Prior to 2007, spending was growing at a constant rate of about 3% real growth per year. The black dots show the pre-2007 trend and where we would be if we had continued on that trend through 2013. The Great Recession is plainly evident in the chart: see the sharp decline in retail spending in 2008 and 2009 that took us well below trend.

So are we catching back up to our previous trend? Absolutely not. In fact, in 2013, it looks like the gap may be getting even larger. The gray arrow shows that we are not even close to the trend we were on before the Great Recession hit. This is unusual. In most recessions, strong growth takes us back to the trend we were on before the recession hit. Something about the Great Recession is different.

Why aren’t we getting back to trend? One answer often given is that the housing boom artificially boosted spending from 2002 to 2006, and so the trend we were on was an unrealistic benchmark that could not be sustained.

But the data contradict that story. There is no evidence that spending was above trend from 2002 to 2006. In the chart above, the red line doesn’t go above the black dots during the housing boom. Further, there is no evidence that the economy was overheating in terms of capacity from 2002 to 2006. House prices were booming, but other measures of inflation were steady.

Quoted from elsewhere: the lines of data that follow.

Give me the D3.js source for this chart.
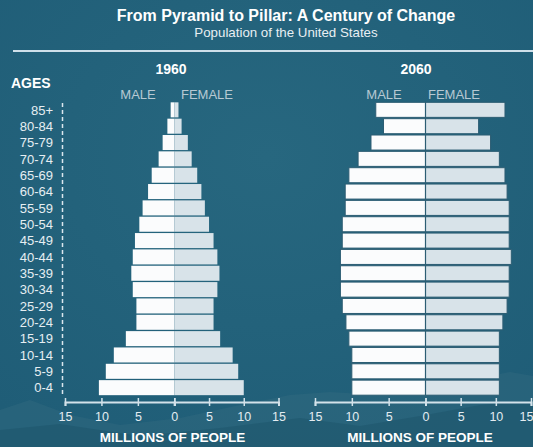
<!DOCTYPE html>
<html>
<head>
<meta charset="utf-8">
<script src="https://cdn.jsdelivr.net/npm/d3@7"></script>
<style>
  html, body { margin: 0; padding: 0; background: #21617b; }
  svg { display: block; font-family: "Liberation Sans", Arial, Helvetica, sans-serif; }
</style>
</head>
<body>
<svg id="chart" width="533" height="447"></svg>
<script>
// ---- data ----
const ages = ["85+","80-84","75-79","70-74","65-69","60-64","55-59","50-54","45-49","40-44","35-39","30-34","25-29","20-24","15-19","10-14","5-9","0-4"];
const male1960   = [0.5,0.95,1.6,2.15,3.1,3.6,4.35,4.8,5.4,5.7,5.9,5.7,5.2,5.2,6.65,8.3,9.4,10.35];
const female1960 = [0.6,1.05,1.95,2.5,3.3,3.9,4.4,5.0,5.65,6.2,6.5,6.2,5.65,5.65,6.6,8.4,9.2,10.0];
const male2060   = [6.75,5.7,7.4,9.15,10.4,10.9,10.9,11.3,11.3,11.55,11.55,11.55,11.3,10.8,10.4,10.0,10.0,10.0];
const female2060 = [11.3,7.55,9.25,10.5,11.3,11.6,11.9,11.9,11.9,12.2,11.9,11.9,11.6,11.0,10.5,10.5,10.5,10.5];
const tickValues = [0,5,10,15];
const years = ["1960","2060"];
const sexLabels = ["MALE","FEMALE"];
const title = "From Pyramid to Pillar: A Century of Change";
const subtitle = "Population of the United States";
const axisTitle = "MILLIONS OF PEOPLE";

// ---- drawing ----
const svg = d3.select("#chart");
const W = 533, H = 447;

// background
const defs = svg.append("defs");
const grad = defs.append("radialGradient").attr("id","bg").attr("cx","50%").attr("cy","35%").attr("r","75%");
grad.append("stop").attr("offset","0%").attr("stop-color","#27677f");
grad.append("stop").attr("offset","100%").attr("stop-color","#1f5d77");
svg.append("rect").attr("width",W).attr("height",H).attr("fill","url(#bg)");

// faint mountains
svg.append("path")
  .attr("d","M0,410 L30,400 L70,415 L120,425 L180,418 L240,405 L290,395 L330,392 L380,395 L430,388 L480,378 L510,372 L533,376 L533,447 L0,447 Z")
  .attr("fill","#3a6f86").attr("opacity",0.3);
svg.append("path")
  .attr("d","M0,430 L60,424 L140,436 L220,428 L300,418 L360,426 L420,416 L480,405 L533,400 L533,447 L0,447 Z")
  .attr("fill","#1b5269").attr("opacity",0.45);

// title
svg.append("text").attr("x",286).attr("y",21).attr("text-anchor","middle")
  .attr("fill","#ffffff").attr("font-size",16).attr("font-weight","bold").text(title);
svg.append("text").attr("x",286).attr("y",37).attr("text-anchor","middle")
  .attr("fill","#e8eff3").attr("font-size",13.3).text(subtitle);
svg.append("line").attr("x1",13).attr("x2",533).attr("y1",51).attr("y2",51)
  .attr("stroke","#cfe0ea").attr("stroke-width",2);

// AGES
svg.append("text").attr("x",11).attr("y",88).attr("fill","#ffffff")
  .attr("font-size",14).attr("font-weight","bold").text("AGES");

const y = d3.scaleBand().domain(ages).range([102, 395.5]).paddingInner(0.08).paddingOuter(0.02);

// age labels
svg.append("g").selectAll("text").data(ages).join("text")
  .attr("x",53).attr("y",d => y(d) + y.bandwidth()/2).attr("dy","0.36em")
  .attr("text-anchor","end").attr("fill","#e6eef2").attr("font-size",13).text(d => d);

// dashed line
svg.append("line").attr("x1",62.5).attr("x2",62.5).attr("y1",103).attr("y2",395)
  .attr("stroke","#dbe7ee").attr("stroke-width",1.5).attr("stroke-dasharray","4,3");

const charts = [
  { year: years[0], male: male1960, female: female1960, center: 174.3, left: 65, right: 278.5, yearX: 171, maleX: 138, femaleX: 207, titleX: 172.5, centerLine: false },
  { year: years[1], male: male2060, female: female2060, center: 425.5, left: 315, right: 531, yearX: 416, maleX: 384, femaleX: 454, titleX: 420, centerLine: true }
];

charts.forEach(c => {
  const xm = d3.scaleLinear().domain([0,15]).range([c.center, c.left]);
  const xf = d3.scaleLinear().domain([0,15]).range([c.center, c.right]);
  const g = svg.append("g");

  g.append("text").attr("x",c.yearX).attr("y",74).attr("text-anchor","middle")
    .attr("fill","#ffffff").attr("font-size",14).attr("font-weight","bold").text(c.year);
  g.append("text").attr("x",c.maleX).attr("y",99).attr("text-anchor","middle")
    .attr("fill","#b7c9d3").attr("font-size",13).text(sexLabels[0]);
  g.append("text").attr("x",c.femaleX).attr("y",99).attr("text-anchor","middle")
    .attr("fill","#b7c9d3").attr("font-size",13).text(sexLabels[1]);

  // male bars
  g.append("g").selectAll("rect").data(ages).join("rect")
    .attr("x",(d,i) => xm(c.male[i]))
    .attr("y",d => y(d))
    .attr("width",(d,i) => xm(0) - xm(c.male[i]))
    .attr("height",y.bandwidth())
    .attr("fill","#fbfcfd")
    .attr("stroke", c.centerLine ? "#2c5d73" : "none").attr("stroke-width",1);
  // female bars
  g.append("g").selectAll("rect").data(ages).join("rect")
    .attr("x",xf(0))
    .attr("y",d => y(d))
    .attr("width",(d,i) => xf(c.female[i]) - xf(0))
    .attr("height",y.bandwidth())
    .attr("fill","#d8e3e9")
    .attr("stroke", c.centerLine ? "#2c5d73" : "none").attr("stroke-width",1);

  if (c.centerLine) {
    g.append("line").attr("x1",c.center).attr("x2",c.center)
      .attr("y1",y(ages[0])).attr("y2",y(ages[ages.length-1]) + y.bandwidth())
      .attr("stroke","#2c5d73").attr("stroke-width",1.2);
  }

  // axes
  const axY = 402;
  const axM = g.append("g").attr("transform",`translate(0,${axY})`)
    .call(d3.axisBottom(xm).tickValues(tickValues).tickSizeOuter(0).tickSize(4));
  const axF = g.append("g").attr("transform",`translate(0,${axY})`)
    .call(d3.axisBottom(xf).tickValues(tickValues).tickSizeOuter(0).tickSize(4).tickFormat(d => d === 0 ? "" : d));
  [axM, axF].forEach(a => {
    a.select(".domain").attr("stroke","#d3e2ea").attr("stroke-width",2);
    a.selectAll(".tick line").attr("stroke","#d3e2ea").attr("stroke-width",1.5).attr("y1",-4).attr("y2",4);
    a.selectAll(".tick text").attr("fill","#e3ecf1").attr("font-size",12.5)
      .attr("font-family","'Liberation Sans', Arial, sans-serif").attr("y",10).attr("dy","0.71em");
  });
  // keep the right-most label inside the frame
  axF.selectAll(".tick text").filter(d => xf(d) + 8 > W).attr("text-anchor","end").attr("x",2);

  g.append("text").attr("x",c.titleX).attr("y",442).attr("text-anchor","middle")
    .attr("fill","#ffffff").attr("font-size",13.5).attr("font-weight","bold").text(axisTitle);
});
</script>
</body>
</html>
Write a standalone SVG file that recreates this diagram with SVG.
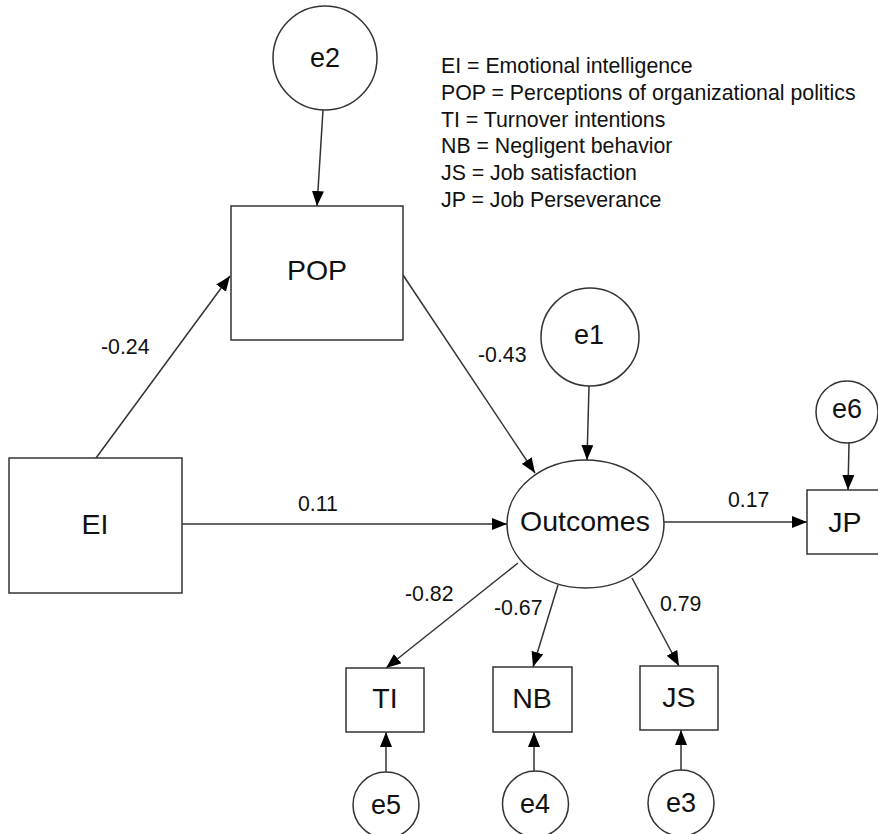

Instead, the chart above may be evidence corroborating the worrisome “secular stagnation” view. The housing boom fueled household spending, but that spending only kept us on the same path we were on before – and it was done by enticing debtors to borrow without considering if they were about to make the right borrowing decisions and spend out of ephemeral housing wealth. When the housing boom disappeared, the permanent adjustment downward in the chart above suggests that we were already on a secular decline in household spending that the housing boom masked temporarily.